Ilene Sova usually makes large scale oil portraits. But when the pandemic prevented her from going to her studio she started making small collages, with magazines, paper and markers she had at home. It helped inspire her new COVID-themed course. (Submitted by Ilene Sova)

“I’ve actually put into my class description that I expect that the work will have a DIY feel,” she said. “I’m very excited to see what’s going to happen.”

She’s nervous too: It’s her first time teaching online, so she’ll have to get used to it. She’s been getting tips from a Facebook group, full of other arts educators, who are rooting each other on.

“I’m a really passionate teacher. I love being in the classroom so for me it’s just going to be missing the students,” she said. “It’s going to be an adventure. And we’re all very nervous but I’m feeling pretty optimistic about it.”

There’s more to understanding COVID: Olabanji Akinola believes that to properly understand COVID, one needs to study the legal and political aspects of the pandemic — which he’ll teach in this course.

“COVID-19 has been a very tough experience but we need to understand that it doesn’t operate in a vacuum.” 

Always more to learn: He’s spent the summer archiving and documenting COVID information that will help him teach his course. It’s led him to even more questions about the virus.

Olabanji Akinola is used to teaching in-person, so this fall will be different with classes online.

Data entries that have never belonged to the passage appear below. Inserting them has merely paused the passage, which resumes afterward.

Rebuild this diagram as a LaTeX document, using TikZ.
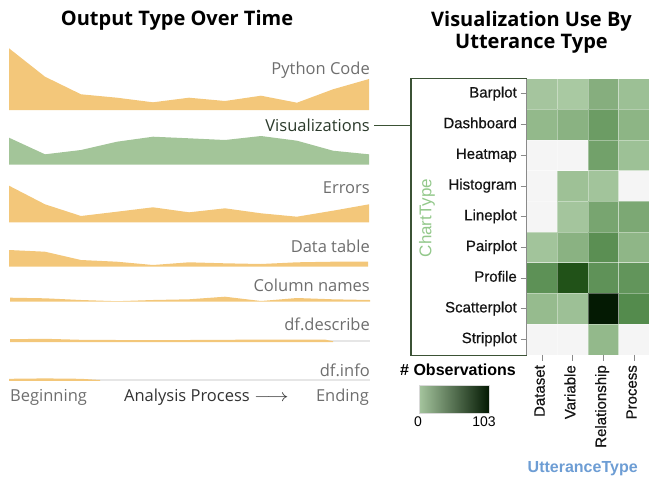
\documentclass[tikz,border=0pt]{standalone}
\usepackage{fontspec}
\setmainfont{Liberation Sans}
\newfontfamily\leftfont{Open Sans}
\newfontfamily\rowfont[FakeBold=0.6]{Liberation Sans}
\usetikzlibrary{arrows.meta}
\definecolor{orangefill}{HTML}{F3C77A}
\definecolor{greenfill}{HTML}{A3C599}
\definecolor{labgray}{HTML}{6E6E6E}
\definecolor{labdark}{HTML}{2B3A2B}
\definecolor{boxgreen}{HTML}{3B5235}
\definecolor{axisgray}{HTML}{8A8A8A}
\definecolor{basegray}{HTML}{E6E6E6}
\definecolor{charttitle}{HTML}{93C88B}
\definecolor{utterblue}{HTML}{6D9DD4}
\definecolor{emptycell}{HTML}{F5F5F5}
\definecolor{gradlow}{HTML}{A5C59E}
\definecolor{gradhigh}{HTML}{041A03}
\tikzset{
  lefttitle/.style={font=\leftfont\bfseries\fontsize{20}{23}\selectfont, text=black, inner sep=0pt},
  righttitle/.style={font=\leftfont\bfseries\fontsize{20}{23}\selectfont, text=black, inner sep=0pt, align=center},
  leftlab/.style={font=\leftfont\fontsize{16.5}{19}\selectfont, text=labgray, inner sep=0pt},
  rowlab/.style={font=\rowfont\fontsize{15}{18}\selectfont, text=black!92, inner sep=0pt},
  collab/.style={font=\rowfont\fontsize{15}{18}\selectfont, text=black!92, inner sep=0pt, rotate=90},
  tickline/.style={draw=axisgray, line width=0.8pt},
  boxline/.style={draw=boxgreen, line width=1.5pt},
  cellstyle/.style={draw=white, draw opacity=0.35, line width=0.5pt}
}
\begin{document}
\begin{tikzpicture}[x=1pt,y=-1pt]
\useasboundingbox (0,0) rectangle (650,477);
% ---------- left panel ----------
\node[lefttitle, anchor=base] (ltitle) at (177,25) {Output Type Over Time};
% Python Code
\fill[orangefill] (9,110) -- plot coordinates {(9,48.3) (45,76.7) (81,94.3) (117,97.7) (153,102.3) (189,97.7) (225,101) (261,95.7) (297,102.7) (333,89.3) (369,79)} -- (369,110) -- cycle;
\node[leftlab, anchor=base east] (lpython) at (370,74) {Python Code};
% Visualizations
\fill[greenfill] (9,164.5) -- plot coordinates {(9,137.7) (45,154.3) (81,150) (117,141.7) (153,136.7) (189,138.3) (225,140) (261,136) (297,140.7) (333,150.7) (369,154.3)} -- (369,164.5) -- cycle;
\node[leftlab, text=labdark, anchor=base east] (lvis) at (370,131.7) {Visualizations};
% Errors
\fill[orangefill] (9,222.3) -- plot coordinates {(9,185.7) (45,204.3) (81,216) (117,211.7) (153,207.3) (189,212.3) (225,208.3) (261,213.3) (297,216.7) (333,210.7) (369,204.3)} -- (369,222.3) -- cycle;
\node[leftlab, anchor=base east] (lerrors) at (370,193.3) {Errors};
% Data table
\fill[orangefill] (9,266.7) -- plot coordinates {(9,250) (45,251.7) (81,260) (117,261.7) (153,265) (189,262.3) (225,263.3) (261,264) (297,262.3) (333,261.7) (368,261.7)} -- (368,266.7) -- cycle;
\node[leftlab, anchor=base east] (ltable) at (370,252.7) {Data table};
% Column names
\fill[orangefill] (10,301.5) -- plot coordinates {(10,297.7) (45,298.3) (81,300) (117,301.2) (153,300) (189,299.3) (225,296.7) (261,301) (297,298) (333,299.3) (370,300)} -- (370,301.5) -- cycle;
\node[leftlab, anchor=base east] (lcolumns) at (370,291.7) {Column names};
% df.describe
\draw[basegray, line width=1.5pt] (10,341.2) -- (370,341.2);
\fill[orangefill] (10,342) -- plot coordinates {(10,339.2) (45,338.8) (81,339.8) (117,340) (153,340.2) (189,340) (225,339.8) (261,339.6) (297,339.5) (325,339.6) (333,341.2)} -- (333,342) -- cycle;
\node[leftlab, anchor=base east] (ldescribe) at (370,330) {df.describe};
% df.info
\draw[basegray, line width=1.5pt] (9,380) -- (370,380);
\fill[orangefill] (9,380.8) -- plot coordinates {(9,378.8) (45,378.4) (81,378.8) (100,380)} -- (100,380.8) -- cycle;
\node[leftlab, anchor=base east] (linfo) at (370,376) {df.info};
% axis labels
\node[leftlab, anchor=base west] (lbegin) at (10,401.5) {Beginning};
\node[leftlab, anchor=base east] (lend) at (369,401.5) {Ending};
\node[leftlab, text=black!80, anchor=base] (lproc) at (206.5,401) {Analysis Process \(\scalebox{1.25}[1]{$\longrightarrow$}\)};
% ---------- right panel ----------
\node[righttitle, anchor=base] (rtitle1) at (531.5,26) {Visualization Use By};
\node[righttitle, anchor=base] (rtitle2) at (531.5,48.5) {Utterance Type};
% heatmap cells
\foreach \r/\c/\col in {
  1/1/A5C59E, 1/2/A9C9A2, 1/3/86AE7E, 1/4/9CC095,
  2/1/93B98B, 2/2/8AB282, 2/3/6C9C64, 2/4/8DB585,
  3/1/F5F5F5, 3/2/F5F5F5, 3/3/72A16A, 3/4/9DC196,
  4/1/F5F5F5, 4/2/9EC196, 4/3/A2C49B, 4/4/F5F5F5,
  5/1/F5F5F5, 5/2/A4C59D, 5/3/78A570, 5/4/7CA874,
  6/1/A2C49B, 6/2/8AB282, 6/3/5B8F53, 6/4/8FB687,
  7/1/5D9156, 7/2/215218, 7/3/5F9258, 7/4/62955B,
  8/1/96BB8E, 8/2/9DC096, 8/3/041A03, 8/4/548B4D,
  9/1/F5F5F5, 9/2/F5F5F5, 9/3/93B98B, 9/4/F5F5F5}{
  \definecolor{cellc}{HTML}{\col}
  \fill[cellc, cellstyle] ({526.7+30.67*(\c-1)},{78.5+30.7*(\r-1)}) rectangle ({526.7+30.67*\c},{78.5+30.7*\r});
}
% left axis line & ticks
\draw[tickline] (526.7,78.5) -- (526.7,354.8);
\foreach \name [count=\i] in {Barplot,Dashboard,Heatmap,Histogram,Lineplot,Pairplot,Profile,Scatterplot,Stripplot}{
  \draw[tickline] (520.5,{78.5+30.7*(\i-0.5)}) -- (526.7,{78.5+30.7*(\i-0.5)});
  \node[rowlab, anchor=mid east] (row\i) at (517,{78.5+30.7*(\i-0.5)+1}) {\name};
}
% bottom ticks & labels
\foreach \name [count=\j] in {Dataset,Variable,Relationship,Process}{
  \draw[tickline] ({526.7+30.67*(\j-0.5)},354.8) -- ({526.7+30.67*(\j-0.5)},361);
  \node[collab, anchor=mid east] (col\j) at ({526.7+30.67*(\j-0.5)},365) {\name};
}
% box and connector
\coordinate (boxtl) at (411,78.5);
\coordinate (boxbl) at (411,355.5);
\coordinate (boxtr) at (526.7,78.5);
\coordinate (boxbr) at (526.7,355.5);
\coordinate (boxmid) at (411,125.5);
\draw[boxline] (boxtr) -- (boxtl) -- (boxbl) -- (boxbr);
\draw[boxline] (lvis.east |- boxmid) ++(4,0) -- (boxmid);
\node[font=\fontsize{17}{19}\selectfont, text=charttitle, rotate=90, inner sep=0pt] (ctitle) at (427,218) {ChartType};
% legend
\node[font=\bfseries\fontsize{16}{18}\selectfont, anchor=base east, inner sep=0pt] (legtitle) at (516,375) {\# Observations};
\shade[left color=gradlow, right color=gradhigh] (419,385) rectangle (489,413);
\draw[black!15, line width=0.5pt] (419,385) rectangle (489,413);
\node[font=\fontsize{14}{16}\selectfont, anchor=base, inner sep=0pt] (leg0) at (418,426) {0};
\node[font=\fontsize{14}{16}\selectfont, anchor=base, inner sep=0pt] (leg103) at (484,426) {103};
\node[font=\bfseries\fontsize{16}{18}\selectfont, text=utterblue, anchor=base, inner sep=0pt] (utitle) at (582.7,472.7) {UtteranceType};
\end{tikzpicture}
\end{document}
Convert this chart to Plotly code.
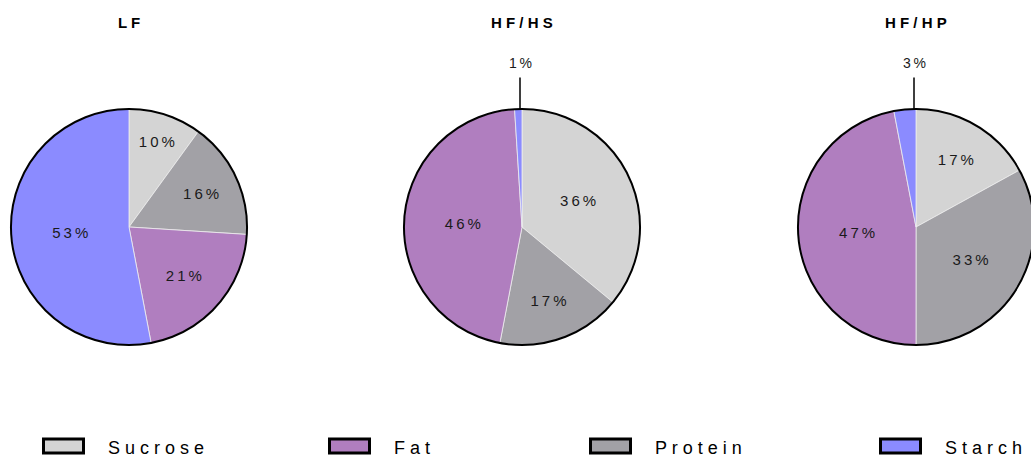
import plotly.graph_objects as go

# 数据：三种饲料的能量来源构成（%）
diets = ['LF', 'HF/HS', 'HF/HP']
ingredients = ['Sucrose', 'Protein', 'Fat', 'Starch']
lf = [10, 16, 21, 53]
hf_hs = [36, 17, 46, 1]
hf_hp = [17, 33, 47, 3]
legend_order = ['Sucrose', 'Fat', 'Protein', 'Starch']

colors = {'Sucrose': '#d4d4d4', 'Protein': '#a2a1a6', 'Fat': '#b07ebf', 'Starch': '#8b8bff'}

W, H = 1040, 462  # 比窗口略宽，使第三个饼图在右边缘被裁切
FONT = 'Arial, Liberation Sans, sans-serif'


def px_x(x):
    # 窗口像素 -> paper 坐标
    return x / W


def px_y(y):
    return 1 - y / H


def spaced(s, sep='\u2009'):
    # 模拟字母间距
    return sep.join(s)


# 每个饼图在窗口中的 x 范围（像素），最后一个超出右边缘
pie_px = [(11, 247), (404, 640), (798, 1034)]
pie_top, pie_bottom = 109, 345

fig = go.Figure()
annotations = []
shapes = []

for name, vals, (x0, x1) in zip(diets, [lf, hf_hs, hf_hp], pie_px):
    dom = dict(x=[px_x(x0), px_x(x1)], y=[px_y(pie_bottom), px_y(pie_top)])
    texts = [spaced(f'{v}%') if v >= 5 else '' for v in vals]
    fig.add_trace(go.Pie(
        labels=ingredients, values=vals, text=texts, textinfo='text',
        textposition='inside', insidetextorientation='horizontal',
        textfont=dict(size=15, color='#1a1a1a', family=FONT),
        marker=dict(colors=[colors[k] for k in ingredients],
                    line=dict(color='#eeeeee', width=0.8)),
        sort=False, direction='clockwise', rotation=0,
        domain=dom, showlegend=False, hoverinfo='label+value'))
    # 外圈黑色边框
    fig.add_trace(go.Pie(
        values=[1], labels=[''], textinfo='none', hoverinfo='skip',
        marker=dict(colors=['rgba(0,0,0,0)'], line=dict(color='black', width=2)),
        domain=dom, showlegend=False, sort=False))

    cx = (x0 + x1) / 2
    # 标题
    annotations.append(dict(
        x=px_x(cx), y=px_y(22), xref='paper', yref='paper',
        xanchor='center', yanchor='middle',
        text=f'<b>{spaced(name, " ")}</b>', showarrow=False,
        font=dict(size=15, color='black', family=FONT)))
    # 小扇区的外部标签与引线
    for v in vals:
        if v < 5:
            annotations.append(dict(
                x=px_x(cx - 2), y=px_y(pie_top), xref='paper', yref='paper',
                text=spaced(f'{v}%'), showarrow=True, arrowhead=0,
                arrowwidth=1.5, arrowcolor='black', ax=0, ay=-46,
                borderpad=6, font=dict(size=14, color='#1a1a1a', family=FONT)))

# 图例（手动绘制宽矩形色块）
legend_px = [42, 328, 589, 879]
for key, lx in zip(legend_order, legend_px):
    shapes.append(dict(
        type='rect', xref='paper', yref='paper',
        x0=px_x(lx + 1.5), x1=px_x(lx + 41.5),
        y0=px_y(453), y1=px_y(439),
        fillcolor=colors[key], line=dict(color='black', width=3)))
    annotations.append(dict(
        x=px_x(lx + 64), y=px_y(448), xref='paper', yref='paper',
        xanchor='left', yanchor='middle', text=spaced(key, ' '), showarrow=False,
        font=dict(size=18, color='black', family=FONT)))

fig.update_layout(
    width=W, height=H,
    margin=dict(l=0, r=0, t=0, b=0),
    paper_bgcolor='white', plot_bgcolor='white',
    uniformtext=dict(minsize=15, mode='show'),
    annotations=annotations, shapes=shapes)

# 去掉页面默认外边距，隐藏工具栏
fig.write_html('out.html', config={'displayModeBar': False},
               post_script="document.body.style.margin='0';document.body.style.overflow='hidden';")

He’s still determining exactly where he’ll be teaching from, perhaps an empty classroom. ‘My own advice to myself is to do my own very best to deliver a very effective class.’ (Submitted by Olabanji Akinola)

Akinola wants to know specifics about how it could have been better managed globally and what could have been done differently.

“What exactly did the WHO not do? Or not do enough of?”

Crafting pandemic curriculum while in it is challenging: “That’s the beauty of it. And that’s the challenge of it all,” he said.

“We’re living witnesses to it. So we will be the textbooks for COVID going forward.”